Task statement: Below is a listing; print exactly its lines from the one containing "What matplotlib code" down to the one containing "D_spike_a = [0.41]", both inclusive, with every picture left out.

Data provided:

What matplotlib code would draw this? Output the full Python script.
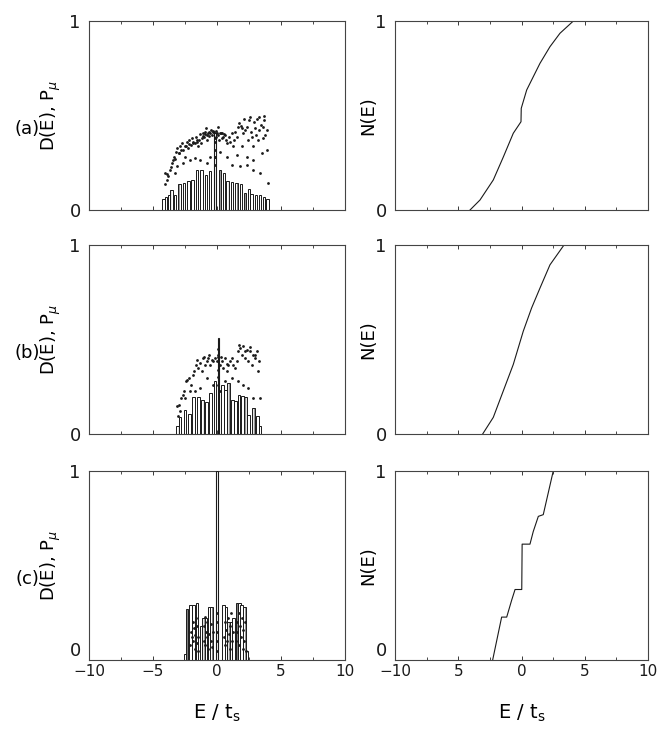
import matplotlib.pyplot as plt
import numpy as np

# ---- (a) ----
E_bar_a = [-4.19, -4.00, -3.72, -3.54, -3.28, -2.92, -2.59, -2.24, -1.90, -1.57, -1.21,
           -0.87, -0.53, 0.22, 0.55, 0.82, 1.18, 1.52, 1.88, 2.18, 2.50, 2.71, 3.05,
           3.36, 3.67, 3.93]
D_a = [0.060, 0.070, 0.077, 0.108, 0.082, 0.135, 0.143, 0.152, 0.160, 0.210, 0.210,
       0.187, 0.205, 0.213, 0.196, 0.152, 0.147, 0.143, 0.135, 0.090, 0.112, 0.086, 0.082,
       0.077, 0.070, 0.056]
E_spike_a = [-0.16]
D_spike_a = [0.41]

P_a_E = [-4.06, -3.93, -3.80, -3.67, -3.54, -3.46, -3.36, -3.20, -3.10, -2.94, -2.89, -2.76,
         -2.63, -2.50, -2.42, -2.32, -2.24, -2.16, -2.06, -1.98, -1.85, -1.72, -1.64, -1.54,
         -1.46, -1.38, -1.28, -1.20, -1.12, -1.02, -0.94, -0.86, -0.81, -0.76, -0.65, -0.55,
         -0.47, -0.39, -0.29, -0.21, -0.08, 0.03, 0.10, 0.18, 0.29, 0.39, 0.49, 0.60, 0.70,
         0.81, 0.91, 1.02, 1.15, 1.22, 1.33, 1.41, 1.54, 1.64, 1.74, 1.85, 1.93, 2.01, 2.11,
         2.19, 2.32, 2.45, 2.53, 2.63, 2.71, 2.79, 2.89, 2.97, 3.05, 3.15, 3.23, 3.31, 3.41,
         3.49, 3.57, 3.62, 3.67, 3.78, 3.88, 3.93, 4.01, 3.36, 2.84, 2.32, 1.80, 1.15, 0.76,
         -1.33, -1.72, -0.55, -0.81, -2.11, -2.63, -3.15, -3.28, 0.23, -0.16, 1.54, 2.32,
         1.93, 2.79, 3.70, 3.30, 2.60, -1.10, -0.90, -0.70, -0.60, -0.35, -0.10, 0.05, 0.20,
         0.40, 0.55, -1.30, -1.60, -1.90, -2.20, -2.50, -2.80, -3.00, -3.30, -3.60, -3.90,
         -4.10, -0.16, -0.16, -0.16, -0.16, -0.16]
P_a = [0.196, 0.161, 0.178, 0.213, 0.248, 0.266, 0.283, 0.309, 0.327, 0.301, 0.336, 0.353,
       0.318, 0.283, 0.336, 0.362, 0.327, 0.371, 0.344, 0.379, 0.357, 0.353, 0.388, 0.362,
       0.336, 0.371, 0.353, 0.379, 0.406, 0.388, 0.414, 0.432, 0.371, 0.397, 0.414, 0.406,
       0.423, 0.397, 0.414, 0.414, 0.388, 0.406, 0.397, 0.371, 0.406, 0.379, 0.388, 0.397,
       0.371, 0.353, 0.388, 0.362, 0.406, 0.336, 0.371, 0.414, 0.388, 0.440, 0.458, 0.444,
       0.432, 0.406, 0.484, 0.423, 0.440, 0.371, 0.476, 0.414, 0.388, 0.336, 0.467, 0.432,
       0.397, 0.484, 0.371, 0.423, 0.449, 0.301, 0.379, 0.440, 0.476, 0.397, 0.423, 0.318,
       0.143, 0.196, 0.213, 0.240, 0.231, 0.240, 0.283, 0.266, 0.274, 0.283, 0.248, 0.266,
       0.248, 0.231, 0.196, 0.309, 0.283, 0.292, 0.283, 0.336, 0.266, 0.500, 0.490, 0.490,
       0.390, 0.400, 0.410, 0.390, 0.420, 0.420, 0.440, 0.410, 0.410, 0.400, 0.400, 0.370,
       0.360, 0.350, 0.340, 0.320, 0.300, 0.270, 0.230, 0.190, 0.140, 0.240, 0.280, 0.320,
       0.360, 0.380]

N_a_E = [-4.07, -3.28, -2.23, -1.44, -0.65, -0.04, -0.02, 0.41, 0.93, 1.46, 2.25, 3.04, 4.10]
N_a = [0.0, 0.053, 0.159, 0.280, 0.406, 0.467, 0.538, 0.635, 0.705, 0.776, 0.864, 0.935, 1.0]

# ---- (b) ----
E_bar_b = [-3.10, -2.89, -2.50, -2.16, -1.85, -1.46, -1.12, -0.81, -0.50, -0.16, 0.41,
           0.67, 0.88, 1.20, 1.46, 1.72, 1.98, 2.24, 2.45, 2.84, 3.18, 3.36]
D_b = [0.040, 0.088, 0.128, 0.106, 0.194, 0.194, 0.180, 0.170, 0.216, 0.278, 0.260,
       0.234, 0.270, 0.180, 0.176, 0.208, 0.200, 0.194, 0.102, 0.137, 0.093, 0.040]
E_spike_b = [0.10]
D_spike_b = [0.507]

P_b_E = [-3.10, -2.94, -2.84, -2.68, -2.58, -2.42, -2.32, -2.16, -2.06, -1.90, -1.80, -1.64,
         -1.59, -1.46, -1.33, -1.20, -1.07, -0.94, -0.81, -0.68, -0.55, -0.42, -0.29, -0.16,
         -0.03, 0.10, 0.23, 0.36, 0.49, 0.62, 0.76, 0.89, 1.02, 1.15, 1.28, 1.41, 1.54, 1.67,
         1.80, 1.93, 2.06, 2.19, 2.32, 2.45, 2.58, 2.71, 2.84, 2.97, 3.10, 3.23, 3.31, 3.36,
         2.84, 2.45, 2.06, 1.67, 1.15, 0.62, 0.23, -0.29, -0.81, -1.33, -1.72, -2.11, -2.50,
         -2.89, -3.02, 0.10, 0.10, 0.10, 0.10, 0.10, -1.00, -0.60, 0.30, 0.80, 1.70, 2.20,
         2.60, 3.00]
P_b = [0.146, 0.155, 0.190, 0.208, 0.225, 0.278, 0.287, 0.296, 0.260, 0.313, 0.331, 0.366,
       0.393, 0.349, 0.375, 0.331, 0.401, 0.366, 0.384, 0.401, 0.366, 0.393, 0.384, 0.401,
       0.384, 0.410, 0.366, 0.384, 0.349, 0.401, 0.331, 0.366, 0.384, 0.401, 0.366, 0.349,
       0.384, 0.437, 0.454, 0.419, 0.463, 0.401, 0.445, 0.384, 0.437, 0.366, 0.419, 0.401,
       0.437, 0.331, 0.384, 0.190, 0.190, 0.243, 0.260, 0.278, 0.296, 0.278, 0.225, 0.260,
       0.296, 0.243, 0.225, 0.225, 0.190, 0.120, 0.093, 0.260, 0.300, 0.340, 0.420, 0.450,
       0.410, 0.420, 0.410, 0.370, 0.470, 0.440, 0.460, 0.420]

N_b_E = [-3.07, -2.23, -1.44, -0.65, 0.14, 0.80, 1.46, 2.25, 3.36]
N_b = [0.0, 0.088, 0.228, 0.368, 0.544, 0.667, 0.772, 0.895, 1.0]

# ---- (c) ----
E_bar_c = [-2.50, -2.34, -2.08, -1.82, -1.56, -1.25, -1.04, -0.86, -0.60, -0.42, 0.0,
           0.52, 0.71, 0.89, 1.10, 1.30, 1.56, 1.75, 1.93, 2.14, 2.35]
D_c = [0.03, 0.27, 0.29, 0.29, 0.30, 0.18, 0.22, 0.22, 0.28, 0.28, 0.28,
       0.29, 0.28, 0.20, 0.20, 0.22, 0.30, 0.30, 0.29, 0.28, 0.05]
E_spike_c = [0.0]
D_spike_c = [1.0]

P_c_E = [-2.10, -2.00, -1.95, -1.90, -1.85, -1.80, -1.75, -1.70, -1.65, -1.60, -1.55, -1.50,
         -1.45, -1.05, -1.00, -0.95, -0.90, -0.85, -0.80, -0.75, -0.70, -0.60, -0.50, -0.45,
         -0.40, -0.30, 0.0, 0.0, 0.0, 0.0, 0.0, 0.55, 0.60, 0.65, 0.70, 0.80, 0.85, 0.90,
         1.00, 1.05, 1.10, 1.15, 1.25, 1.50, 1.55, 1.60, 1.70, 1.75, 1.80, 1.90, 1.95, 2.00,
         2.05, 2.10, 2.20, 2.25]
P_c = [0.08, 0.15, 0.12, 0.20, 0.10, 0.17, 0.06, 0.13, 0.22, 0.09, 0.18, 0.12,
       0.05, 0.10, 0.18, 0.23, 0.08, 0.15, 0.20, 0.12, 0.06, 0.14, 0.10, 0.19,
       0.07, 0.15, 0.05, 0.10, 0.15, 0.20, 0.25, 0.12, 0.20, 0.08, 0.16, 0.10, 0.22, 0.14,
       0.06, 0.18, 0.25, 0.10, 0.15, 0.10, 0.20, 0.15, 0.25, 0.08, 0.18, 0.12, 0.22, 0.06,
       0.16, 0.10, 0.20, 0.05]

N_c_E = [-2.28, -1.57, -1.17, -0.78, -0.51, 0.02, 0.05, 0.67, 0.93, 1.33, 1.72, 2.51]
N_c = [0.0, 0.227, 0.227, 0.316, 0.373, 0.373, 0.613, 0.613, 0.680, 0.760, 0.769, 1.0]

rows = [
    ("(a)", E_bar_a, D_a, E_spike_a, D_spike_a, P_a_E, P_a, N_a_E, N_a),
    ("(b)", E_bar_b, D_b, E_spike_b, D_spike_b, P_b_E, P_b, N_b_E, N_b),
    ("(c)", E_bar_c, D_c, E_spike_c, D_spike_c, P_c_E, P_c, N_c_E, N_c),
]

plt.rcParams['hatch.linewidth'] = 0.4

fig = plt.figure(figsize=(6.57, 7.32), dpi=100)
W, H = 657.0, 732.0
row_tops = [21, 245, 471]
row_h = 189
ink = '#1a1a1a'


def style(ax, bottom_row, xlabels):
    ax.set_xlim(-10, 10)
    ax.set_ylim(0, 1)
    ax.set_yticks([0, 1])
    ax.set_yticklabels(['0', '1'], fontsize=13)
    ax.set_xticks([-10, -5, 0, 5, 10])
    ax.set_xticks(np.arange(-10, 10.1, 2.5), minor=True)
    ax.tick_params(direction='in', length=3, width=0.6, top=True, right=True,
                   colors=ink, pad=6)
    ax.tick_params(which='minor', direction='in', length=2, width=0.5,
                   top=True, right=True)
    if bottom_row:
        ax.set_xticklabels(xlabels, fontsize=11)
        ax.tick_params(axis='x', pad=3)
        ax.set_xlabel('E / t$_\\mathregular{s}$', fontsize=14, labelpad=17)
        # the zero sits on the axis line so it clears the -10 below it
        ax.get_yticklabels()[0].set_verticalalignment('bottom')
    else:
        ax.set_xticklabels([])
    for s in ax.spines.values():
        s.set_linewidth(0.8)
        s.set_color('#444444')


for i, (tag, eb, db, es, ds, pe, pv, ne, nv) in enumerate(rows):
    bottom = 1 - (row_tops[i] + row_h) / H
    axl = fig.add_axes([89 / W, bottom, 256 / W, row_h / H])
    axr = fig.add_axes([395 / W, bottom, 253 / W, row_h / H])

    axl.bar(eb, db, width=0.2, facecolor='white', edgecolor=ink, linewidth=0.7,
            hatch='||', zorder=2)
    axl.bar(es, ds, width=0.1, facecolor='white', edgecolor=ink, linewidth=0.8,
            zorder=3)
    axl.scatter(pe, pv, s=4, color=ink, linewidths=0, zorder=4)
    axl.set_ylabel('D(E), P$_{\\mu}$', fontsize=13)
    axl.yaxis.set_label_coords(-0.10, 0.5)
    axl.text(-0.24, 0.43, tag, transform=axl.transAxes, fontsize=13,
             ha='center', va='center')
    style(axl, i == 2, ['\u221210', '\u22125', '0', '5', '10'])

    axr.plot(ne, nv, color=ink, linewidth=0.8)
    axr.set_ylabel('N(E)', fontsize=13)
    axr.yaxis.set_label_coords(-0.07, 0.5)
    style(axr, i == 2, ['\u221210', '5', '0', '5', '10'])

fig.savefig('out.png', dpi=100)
---
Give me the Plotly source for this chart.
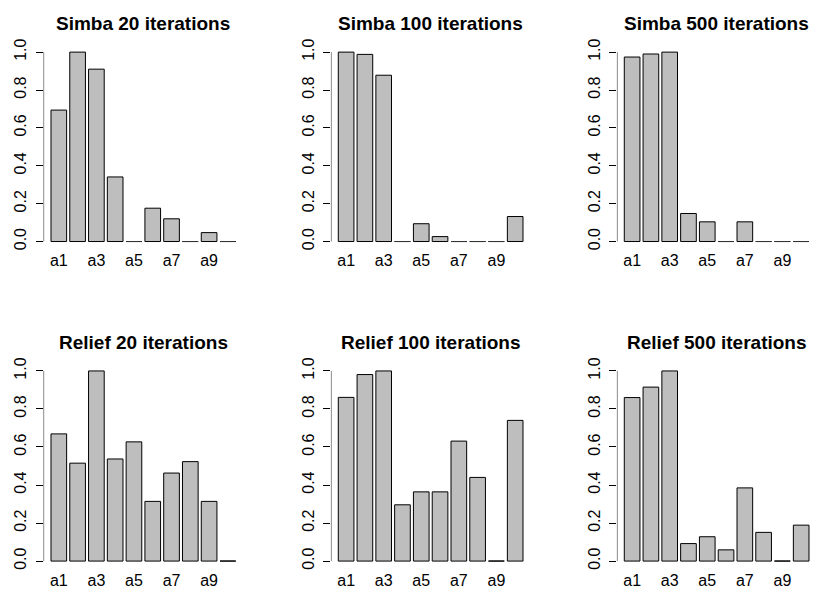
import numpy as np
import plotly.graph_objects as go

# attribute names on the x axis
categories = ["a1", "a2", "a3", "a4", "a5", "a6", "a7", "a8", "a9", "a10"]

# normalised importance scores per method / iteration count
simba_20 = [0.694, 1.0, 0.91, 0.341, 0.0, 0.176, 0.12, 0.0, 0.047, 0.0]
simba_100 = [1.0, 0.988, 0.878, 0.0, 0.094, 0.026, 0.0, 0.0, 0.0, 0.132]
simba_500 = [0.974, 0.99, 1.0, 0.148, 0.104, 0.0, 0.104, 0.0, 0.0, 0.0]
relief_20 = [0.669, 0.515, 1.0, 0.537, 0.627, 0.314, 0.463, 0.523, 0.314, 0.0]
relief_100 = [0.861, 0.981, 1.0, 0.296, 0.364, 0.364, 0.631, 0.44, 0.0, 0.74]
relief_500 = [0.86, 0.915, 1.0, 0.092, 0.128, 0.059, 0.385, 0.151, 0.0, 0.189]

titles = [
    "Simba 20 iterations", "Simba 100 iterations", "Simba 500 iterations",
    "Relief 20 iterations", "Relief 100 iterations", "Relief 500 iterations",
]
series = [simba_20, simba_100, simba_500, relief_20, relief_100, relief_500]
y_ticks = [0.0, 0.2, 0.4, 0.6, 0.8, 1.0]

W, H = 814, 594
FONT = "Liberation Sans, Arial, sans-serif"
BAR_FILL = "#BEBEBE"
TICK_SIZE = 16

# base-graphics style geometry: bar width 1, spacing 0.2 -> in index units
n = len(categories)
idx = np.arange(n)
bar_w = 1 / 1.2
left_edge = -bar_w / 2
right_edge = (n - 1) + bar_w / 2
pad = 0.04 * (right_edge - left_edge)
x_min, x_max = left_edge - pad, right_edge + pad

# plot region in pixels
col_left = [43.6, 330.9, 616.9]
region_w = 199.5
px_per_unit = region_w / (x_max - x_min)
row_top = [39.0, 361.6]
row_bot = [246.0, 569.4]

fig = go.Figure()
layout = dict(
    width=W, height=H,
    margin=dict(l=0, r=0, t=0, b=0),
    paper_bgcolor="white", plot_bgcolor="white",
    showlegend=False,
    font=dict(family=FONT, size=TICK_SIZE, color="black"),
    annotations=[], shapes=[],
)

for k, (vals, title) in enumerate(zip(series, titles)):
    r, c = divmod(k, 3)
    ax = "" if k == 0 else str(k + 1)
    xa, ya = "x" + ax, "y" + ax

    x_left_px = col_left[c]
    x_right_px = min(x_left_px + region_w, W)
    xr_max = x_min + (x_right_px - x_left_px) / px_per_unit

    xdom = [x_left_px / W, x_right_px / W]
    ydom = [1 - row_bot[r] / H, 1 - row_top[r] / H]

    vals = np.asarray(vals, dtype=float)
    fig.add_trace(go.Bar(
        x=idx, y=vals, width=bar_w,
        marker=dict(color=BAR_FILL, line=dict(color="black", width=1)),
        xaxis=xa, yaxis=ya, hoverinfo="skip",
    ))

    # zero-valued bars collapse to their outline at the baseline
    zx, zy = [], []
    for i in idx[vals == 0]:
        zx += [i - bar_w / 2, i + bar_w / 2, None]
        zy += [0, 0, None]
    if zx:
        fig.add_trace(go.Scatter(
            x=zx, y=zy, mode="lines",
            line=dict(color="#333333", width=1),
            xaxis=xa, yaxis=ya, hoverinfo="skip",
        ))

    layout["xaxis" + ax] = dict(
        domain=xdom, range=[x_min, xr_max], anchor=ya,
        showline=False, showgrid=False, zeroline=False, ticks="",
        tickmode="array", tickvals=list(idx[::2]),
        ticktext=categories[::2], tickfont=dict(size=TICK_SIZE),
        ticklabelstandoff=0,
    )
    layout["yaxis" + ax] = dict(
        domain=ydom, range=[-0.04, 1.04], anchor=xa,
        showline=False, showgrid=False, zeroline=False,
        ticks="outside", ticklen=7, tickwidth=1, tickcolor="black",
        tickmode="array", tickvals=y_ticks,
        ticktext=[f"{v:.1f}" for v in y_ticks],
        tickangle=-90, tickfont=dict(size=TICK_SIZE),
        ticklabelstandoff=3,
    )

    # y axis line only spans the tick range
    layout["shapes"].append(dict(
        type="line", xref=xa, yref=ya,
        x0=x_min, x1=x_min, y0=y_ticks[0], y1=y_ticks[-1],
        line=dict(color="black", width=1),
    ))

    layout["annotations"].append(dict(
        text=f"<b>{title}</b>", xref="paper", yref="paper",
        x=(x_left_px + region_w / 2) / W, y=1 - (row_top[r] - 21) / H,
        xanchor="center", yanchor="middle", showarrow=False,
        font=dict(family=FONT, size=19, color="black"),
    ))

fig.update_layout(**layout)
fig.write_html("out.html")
...
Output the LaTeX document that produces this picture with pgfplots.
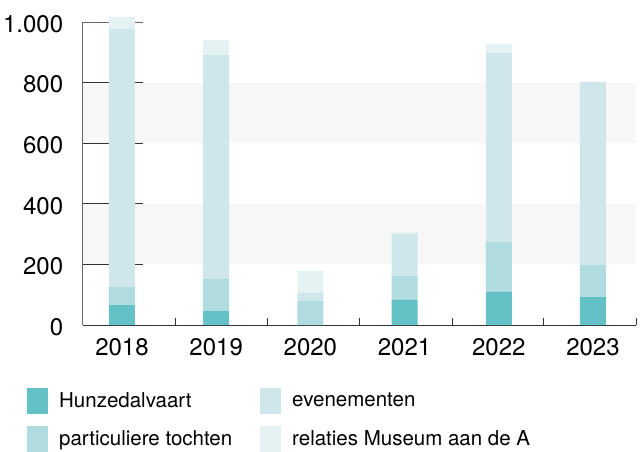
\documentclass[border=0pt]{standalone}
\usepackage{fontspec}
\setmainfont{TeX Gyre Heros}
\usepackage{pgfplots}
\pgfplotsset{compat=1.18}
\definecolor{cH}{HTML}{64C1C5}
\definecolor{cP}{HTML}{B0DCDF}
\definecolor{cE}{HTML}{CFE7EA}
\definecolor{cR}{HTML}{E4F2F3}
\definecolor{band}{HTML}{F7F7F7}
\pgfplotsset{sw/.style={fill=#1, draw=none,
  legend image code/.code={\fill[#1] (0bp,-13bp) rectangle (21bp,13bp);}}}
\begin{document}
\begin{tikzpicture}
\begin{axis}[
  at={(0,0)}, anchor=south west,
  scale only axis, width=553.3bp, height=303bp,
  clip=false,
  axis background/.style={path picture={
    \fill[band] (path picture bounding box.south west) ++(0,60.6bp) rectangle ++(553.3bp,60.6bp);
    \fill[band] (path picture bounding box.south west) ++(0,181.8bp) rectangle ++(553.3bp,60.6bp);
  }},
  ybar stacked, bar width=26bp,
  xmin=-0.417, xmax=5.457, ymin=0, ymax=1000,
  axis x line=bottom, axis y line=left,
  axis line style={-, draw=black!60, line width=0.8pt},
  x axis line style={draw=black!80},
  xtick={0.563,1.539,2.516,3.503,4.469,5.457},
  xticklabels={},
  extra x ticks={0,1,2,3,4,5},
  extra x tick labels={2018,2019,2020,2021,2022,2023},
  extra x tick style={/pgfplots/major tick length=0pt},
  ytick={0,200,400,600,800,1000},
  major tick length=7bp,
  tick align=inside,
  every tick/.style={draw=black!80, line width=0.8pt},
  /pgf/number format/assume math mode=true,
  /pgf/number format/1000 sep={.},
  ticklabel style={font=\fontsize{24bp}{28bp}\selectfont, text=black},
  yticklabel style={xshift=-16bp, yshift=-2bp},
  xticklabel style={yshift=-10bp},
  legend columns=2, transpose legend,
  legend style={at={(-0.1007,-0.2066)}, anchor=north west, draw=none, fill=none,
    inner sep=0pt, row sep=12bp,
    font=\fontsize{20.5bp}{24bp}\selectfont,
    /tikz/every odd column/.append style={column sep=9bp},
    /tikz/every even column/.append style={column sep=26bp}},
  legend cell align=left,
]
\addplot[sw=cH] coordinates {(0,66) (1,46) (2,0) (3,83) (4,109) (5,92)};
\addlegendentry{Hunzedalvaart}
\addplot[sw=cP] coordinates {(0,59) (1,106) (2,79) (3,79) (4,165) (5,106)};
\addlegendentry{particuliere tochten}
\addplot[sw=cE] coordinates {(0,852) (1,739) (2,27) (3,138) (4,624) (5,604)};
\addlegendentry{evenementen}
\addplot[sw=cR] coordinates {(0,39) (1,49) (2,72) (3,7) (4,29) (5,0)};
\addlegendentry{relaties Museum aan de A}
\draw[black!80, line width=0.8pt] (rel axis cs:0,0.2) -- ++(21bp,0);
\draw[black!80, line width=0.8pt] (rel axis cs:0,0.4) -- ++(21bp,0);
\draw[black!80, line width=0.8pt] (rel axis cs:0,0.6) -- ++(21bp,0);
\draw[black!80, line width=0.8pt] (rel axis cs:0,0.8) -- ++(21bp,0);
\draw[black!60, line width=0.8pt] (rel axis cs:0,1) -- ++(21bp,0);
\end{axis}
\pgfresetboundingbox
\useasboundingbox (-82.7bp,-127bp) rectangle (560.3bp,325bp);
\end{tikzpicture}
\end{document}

Full response:
What matplotlib code would draw this? Output the full Python script.
import matplotlib.pyplot as plt
import numpy as np

# ---- (a) ----
E_bar_a = [-4.19, -4.00, -3.72, -3.54, -3.28, -2.92, -2.59, -2.24, -1.90, -1.57, -1.21,
           -0.87, -0.53, 0.22, 0.55, 0.82, 1.18, 1.52, 1.88, 2.18, 2.50, 2.71, 3.05,
           3.36, 3.67, 3.93]
D_a = [0.060, 0.070, 0.077, 0.108, 0.082, 0.135, 0.143, 0.152, 0.160, 0.210, 0.210,
       0.187, 0.205, 0.213, 0.196, 0.152, 0.147, 0.143, 0.135, 0.090, 0.112, 0.086, 0.082,
       0.077, 0.070, 0.056]
E_spike_a = [-0.16]
D_spike_a = [0.41]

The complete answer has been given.